Isn't it objective?
Student or Learner
Is this "of " apposition as in "the city of seoul" or obejctive as in "The contruction of the dam"? They say it's apposition, but I think objective is closer to its meaning.
ex) What the list aims to do is draw the world's attention to the need of protecting these sites. (the list is about world heritage site)
Isn't it objective?
Maybe my grammar term is too difficult to understand.
I don't understand it.
1. subjetive usage : "The arrival of spring" - means "spring arrives" as "of" connects spring to arrival as the subject for arrival
2. objective usage : "the construction of the dam" - means "construct the dam" as "of" connects dam to construction as the object of the word "construction"
3. equal(apposition) usage : "The city of Seoul" or "his effort of saving children" - these "of" make the former word equal to the latter word, so it's called apposition or equal usage
4. possesive usage - "the pens and pencils of him"- this "of" makes the former word as the belongings of the latter word
According to the 4 usages we learned, I think the "of" in "the need of protecting these sites" means objective usage as it can mean "the world's attention to need protecting these sites", but some one in Korea is arguing that it's an equal(apposition) usage like "the need that they have to protect these sites". That's why I'm confused.
Are these four usages all Korean-made ones?
Last edited by keannu; 05-Oct-2011 at 02:46.
As a native speaker, I would not be using the word 'of'. I would say 'the need 'FOR' protectiing... '.
As a digression - we would say 'his pens and pencils', not 'the pencils of him', although that is not necessarily wrong.
Does this help?
keannu: Are these four usages all Korean-made ones?
5jj: I don't know about that, but I have not encountered them. There's nothing wrong with them, but I have managed all my life without them.
Whoknows: As a native speaker, I would not be using the word 'of'. I would say 'the need 'FOR' protecting... '.

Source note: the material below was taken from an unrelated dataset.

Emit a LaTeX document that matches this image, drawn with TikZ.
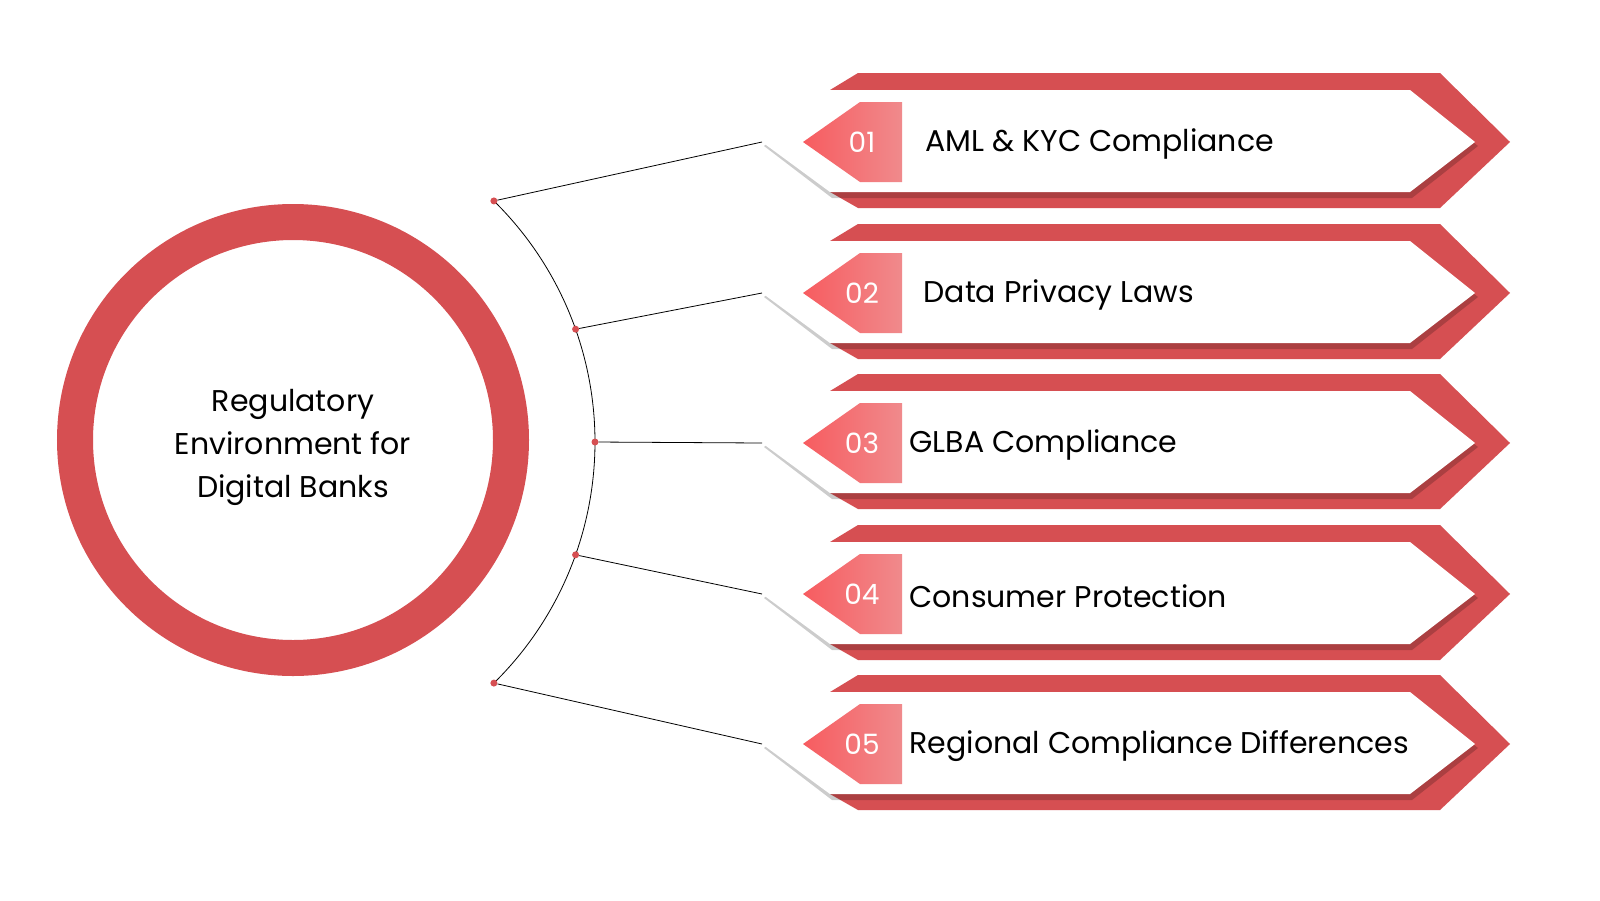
\documentclass[tikz,border=0pt]{standalone}
\usepackage{fontspec}
\setmainfont{Poppins}
\usetikzlibrary{positioning,calc}
\definecolor{ringred}{HTML}{D64F52}
\definecolor{tagred}{HTML}{F75C60}
\definecolor{taglight}{HTML}{F08A8C}
\begin{document}
\begin{tikzpicture}[x=1pt,y=-1pt]

	\tikzstyle{dot}=[circle,fill=ringred,inner sep=0pt,minimum size=7pt]
	\tikzstyle{label}=[anchor=west,font=\fontsize{30}{34}\selectfont,text=black]
	\tikzstyle{num}=[font=\fontsize{28}{32}\selectfont,text=white]

	\useasboundingbox[fill=white] (0,0) rectangle (1600,900);

	% ring with title
	\draw[ringred,line width=36pt] (293,440) circle (218);
	\node[align=center,font=\fontsize{30}{43}\selectfont] (title) at (293,447)
		{Regulatory\\Environment for\\Digital Banks};

	% arc through the dots
	\draw[black,line width=0.8pt] (257,442) ++(45.5:338) arc (45.5:-45.5:338);

	\foreach \i/\y/\a/\txt/\tx in {1/142/-45.5/AML \& KYC Compliance/928,
			2/293/-19.5/Data Privacy Laws/926,
			3/443/0/GLBA Compliance/912,
			4/594/19.5/Consumer Protection/912,
			5/744/45.5/Regional Compliance Differences/912} {
		% red back plate
		\fill[ringred] (858,\y-69) -- (1440,\y-69) -- (1510,\y) -- (1440,\y+66)
			-- (858,\y+66) -- (830,\y+50) -- (830,\y-52) -- cycle;
		% shadow and white front plate
		\fill[black,opacity=0.2] (764,\y+4) -- (832,\y-48) -- (1412,\y-48) -- (1478,\y+4)
			-- (1412,\y+56) -- (832,\y+56) -- cycle;
		\fill[white]
			(762,\y) -- (830,\y-52) -- (1410,\y-52) -- (1475,\y)
			-- (1410,\y+50) -- (830,\y+50) -- cycle;
		% number tag
		\shade[left color=tagred,right color=taglight]
			(803,\y) -- (860,\y-40) -- (902,\y-40) -- (902,\y+40) -- (860,\y+40) -- cycle;
		\node[num] (n\i) at (862,\y) {0\i};
		\node[label] (t\i) at (\tx-6,\y+2) {\txt};
		\coordinate (p\i) at (762,\y);
		\node[dot] (d\i) at ($(257,442)+(\a:338)$) {};
		\draw[black,line width=0.8pt] (d\i) -- (p\i);
	}

\end{tikzpicture}
\end{document}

keannu: Don't you think it was written by a native speaker? Do native speakers never say in that way?
5jj: I wouldn't say 'never', but I wouldn't say'of'. I'd probably say, "the need to protect".
keannu: Anyway, if "of" is possible in this sentence, which usage do you think it is?
5jj. I suppose it's the apposition one.
In Korea, in so many questions of tests, these usages are dealt with, and become quite important issues, and I thought it must come from native speakers' grammar.
But now I guess it's what Koreans made. Korean also has the same word for "of", but as you haven't cared about it for your lifetime, I can also mange without caring about Korean "of", if I focus on and analyze Korean "of", they will say "I'm crazy", but Korean grammarians may have created these usages for proper interpretations of writings.
Last edited by keannu; 05-Oct-2011 at 05:43.
*** NOT A TEACHER ***
Eg., "He gave me some pens and pencils of his, and he also gave me his exercise book."